Though most of us don't take Genesis literally these days, Bernstein says we treat it "as if" it were sacred scripture (nearly half the peoples of the world observe a Judeo-Christian religion according to him). Thus, he says, for the most part, we are silent on the truth or falseness of Genesis because it is sacred. Factual truth, he says, has little if anything to do with sacred or divine truth.

Anyway, the book does a better job of explaining his theory in context, but I think what I really mean to say is perhaps we have to look at the nuances of "truth". I propose that "sacred truth" is a wide open topic and one that is dynamic, welcoming questions that allow it to transform rather than safeguarding or defending a certain static position. Of course, there we run into trouble with language...."Truth", I learned growing up, cannot be doubted...the word cannot sustain the notion of doubt.
Hi John,

I agree with where you're going here. Not-knowing, staying in the tension of opposites/paradox is incredibly uncomfortable for folks. For many the anxiety can only be relieved by eliminating one of the opposites.
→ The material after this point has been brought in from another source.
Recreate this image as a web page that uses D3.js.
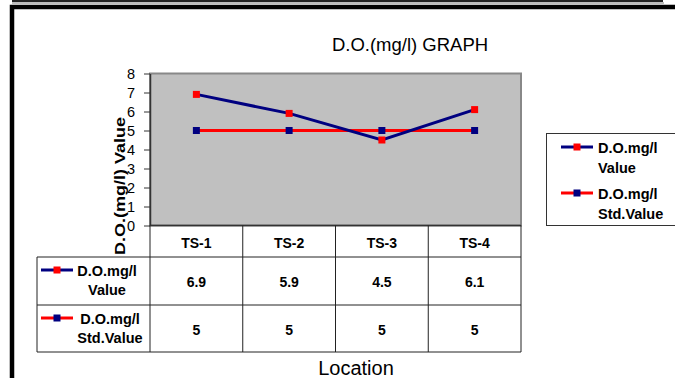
<!DOCTYPE html>
<html>
<head>
<meta charset="utf-8">
<script src="https://cdn.jsdelivr.net/npm/d3@7"></script>
<style>
  html, body { margin: 0; padding: 0; background: #fff; }
  svg { display: block; font-family: "Liberation Sans", Arial, sans-serif; }
</style>
</head>
<body>
<svg id="chart" width="675" height="378"></svg>
<script>
// Dissolved oxygen readings at four sampling stations
const categories = ["TS-1", "TS-2", "TS-3", "TS-4"];
const measuredValues = [6.9, 5.9, 4.5, 6.1];
const standardValues = [5, 5, 5, 5];
const yTicks = [0, 1, 2, 3, 4, 5, 6, 7, 8];
const seriesNames = [["D.O.mg/l", "Value"], ["D.O.mg/l", "Std.Value"]];
const valueLabels = ["6.9", "5.9", "4.5", "6.1"];
const stdLabels = ["5", "5", "5", "5"];

const NAVY = "#000080", RED = "#ff0000";
const series = [
  { name: seriesNames[0], values: measuredValues, labels: valueLabels, line: NAVY, marker: RED },
  { name: seriesNames[1], values: standardValues, labels: stdLabels, line: RED, marker: NAVY }
];

const svg = d3.select("#chart");

// outer frame
svg.append("rect").attr("x", 12).attr("y", 2).attr("width", 652).attr("height", 2).attr("fill", "#bbb");
svg.append("line").attr("x1", 12).attr("x2", 663).attr("y1", 1).attr("y2", 1).attr("stroke", "#222").attr("stroke-width", 2);
svg.append("path").attr("d", "M12,380 V7 H680").attr("fill", "none").attr("stroke", "#000").attr("stroke-width", 4.5);

// plot area
const plot = { left: 150, right: 521, top: 73.5, bottom: 225.5 };
const x = d3.scaleBand().domain(categories).range([plot.left, plot.right]);
const y = d3.scaleLinear().domain([0, 8]).range([plot.bottom, plot.top]);

svg.append("rect")
  .attr("x", plot.left).attr("y", plot.top)
  .attr("width", plot.right - plot.left).attr("height", plot.bottom - plot.top)
  .attr("fill", "#c0c0c0").attr("stroke", "#888").attr("stroke-width", 2);

// y axis
const yAxis = svg.append("g")
  .attr("transform", `translate(${plot.left},0)`)
  .call(d3.axisLeft(y).tickValues(yTicks).tickSize(6).tickSizeOuter(0).tickPadding(9));
yAxis.select(".domain").attr("stroke", "#333").attr("stroke-width", 1.5);
yAxis.selectAll(".tick line").attr("stroke", "#333");
yAxis.selectAll(".tick text").attr("font-size", 14.5).attr("fill", "#000")
  .attr("font-family", "'Liberation Sans', Arial, sans-serif");

// y axis title
svg.append("text")
  .attr("transform", "translate(125,186) rotate(-90)")
  .attr("text-anchor", "middle")
  .attr("font-size", 14.5).attr("font-weight", "bold")
  .attr("textLength", 138).attr("lengthAdjust", "spacingAndGlyphs")
  .text("D.O.(mg/l) Value");

// chart title
svg.append("text")
  .attr("x", 410).attr("y", 51).attr("text-anchor", "middle")
  .attr("font-size", 18.5)
  .text("D.O.(mg/l) GRAPH");

// series lines and markers
const line = d3.line().x((d, i) => x(categories[i]) + x.bandwidth() / 2).y(d => y(d));
series.slice().reverse().forEach(s => {
  svg.append("path").datum(s.values)
    .attr("d", line).attr("fill", "none")
    .attr("stroke", s.line).attr("stroke-width", 3);
});
series.slice().reverse().forEach(s => {
  svg.selectAll(null).data(s.values).enter().append("rect")
    .attr("x", (d, i) => x(categories[i]) + x.bandwidth() / 2 - 3.5)
    .attr("y", d => y(d) - 3.5)
    .attr("width", 7).attr("height", 7)
    .attr("fill", s.marker);
});

// x axis line
svg.append("line").attr("x1", plot.left).attr("x2", plot.right)
  .attr("y1", plot.bottom).attr("y2", plot.bottom)
  .attr("stroke", "#333").attr("stroke-width", 1.5);

// data table
const table = { left: 37, headerBottom: 257, rowBottoms: [305, 352] };
const tg = svg.append("g").attr("stroke", "#222").attr("stroke-width", 1);
const colEdges = categories.map(c => x(c)).concat([plot.right]);
colEdges.forEach(cx => {
  tg.append("line").attr("x1", cx).attr("x2", cx)
    .attr("y1", plot.bottom).attr("y2", table.rowBottoms[1]);
});
[table.headerBottom].concat(table.rowBottoms).forEach(ry => {
  tg.append("line").attr("x1", table.left).attr("x2", plot.right).attr("y1", ry).attr("y2", ry);
});
tg.append("line").attr("x1", table.left).attr("x2", table.left)
  .attr("y1", table.headerBottom).attr("y2", table.rowBottoms[1]);

// header labels
svg.selectAll(".hdr").data(categories).enter().append("text")
  .attr("x", d => x(d) + x.bandwidth() / 2).attr("y", 248)
  .attr("text-anchor", "middle").attr("font-size", 14).attr("font-weight", "bold")
  .text(d => d);

// legend key used in the table and in the legend box
function key(g, cx, cy, s) {
  g.append("line").attr("x1", cx - 16).attr("x2", cx + 16).attr("y1", cy).attr("y2", cy)
    .attr("stroke", s.line).attr("stroke-width", 3);
  g.append("rect").attr("x", cx - 3.5).attr("y", cy - 3.5).attr("width", 7).attr("height", 7)
    .attr("fill", s.marker);
}

// table rows
const rowTops = [table.headerBottom, table.rowBottoms[0]];
series.forEach((s, r) => {
  const top = rowTops[r];
  key(svg, 57, top + 13, s);
  const tx = r === 0 ? 107 : 110;
  svg.append("text").attr("x", tx).attr("y", top + 19)
    .attr("text-anchor", "middle").attr("font-size", 14.5).attr("font-weight", "bold")
    .text(s.name[0]);
  svg.append("text").attr("x", tx).attr("y", top + 38)
    .attr("text-anchor", "middle").attr("font-size", 14.5).attr("font-weight", "bold")
    .text(s.name[1]);
  svg.selectAll(null).data(s.labels).enter().append("text")
    .attr("x", (d, i) => x(categories[i]) + x.bandwidth() / 2)
    .attr("y", top + 30)
    .attr("text-anchor", "middle").attr("font-size", 14).attr("font-weight", "bold")
    .text(d => d);
});

// x axis title
svg.append("text").attr("x", 356).attr("y", 375).attr("text-anchor", "middle")
  .attr("font-size", 20).text("Location");

// legend box
const lg = svg.append("g");
lg.append("rect").attr("x", 546.5).attr("y", 133.5).attr("width", 130).attr("height", 92)
  .attr("fill", "#fff").attr("stroke", "#333").attr("stroke-width", 1);
series.forEach((s, i) => {
  const cy = 147 + i * 46;
  key(lg, 577, cy, s);
  lg.append("text").attr("x", 598).attr("y", cy + 6)
    .attr("font-size", 14.5).attr("font-weight", "bold").text(s.name[0]);
  lg.append("text").attr("x", 598).attr("y", cy + 26)
    .attr("font-size", 14.5).attr("font-weight", "bold").text(s.name[1]);
});
</script>
</body>
</html>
For those who cannot contain their discomfort, fundamentalism is a secure place to hide from ambiguity. I wrote my thesis at Pacifica on Jung's theory of the transcendent function, whereby the psyche can develop in such a way that paradox can be contained. My personal history includes years of experience with conservative religion wherein truth is considered absolute. In that setting, those who question are considered dangerous and deluded and are cautioned, ostracized or even excommunicated--just for thinking, considering, asking questions or attempting open, thoughtful dialog.

Ok, gotta run, but wanted to jump in the fray. Will continue at another time. Thanks for the thought-provoking content.

Barbara
Yes it is difficult to hold the opposite!!!As an artist it is that conflict that brings forth the work, and then the conflict begins again, because there is only temporary relief from the conflict.

I wish our society would teach holding with conflict without being so obsessed with scientific truth. I am working on an idea that fractals, the numbers of nature, may be a metaphor for a more appropriate worldview. Fractal, the numbers of chaos theory they, do not have an answer, they interate forever. Anyway just my current thought experiment...
Interesting thoughts.

Yes, I do believe that Post Modernism leads to nihilism, but I also believe that its popularity is waning particularly for young artists. I find many are committed to being cultural workers, involved in ecology, biology, etc.

I am an artist and very interested in depth psychology, but don't have formal training, so perhaps...from my understanding the goal of depth psychology is individuation and to pursue that goal things that thwart that goal do not serve the path of the soul. Fundamentalism is the shadow of our society - a worldview that insists on a truth. But also a shadow is a belief on no truth.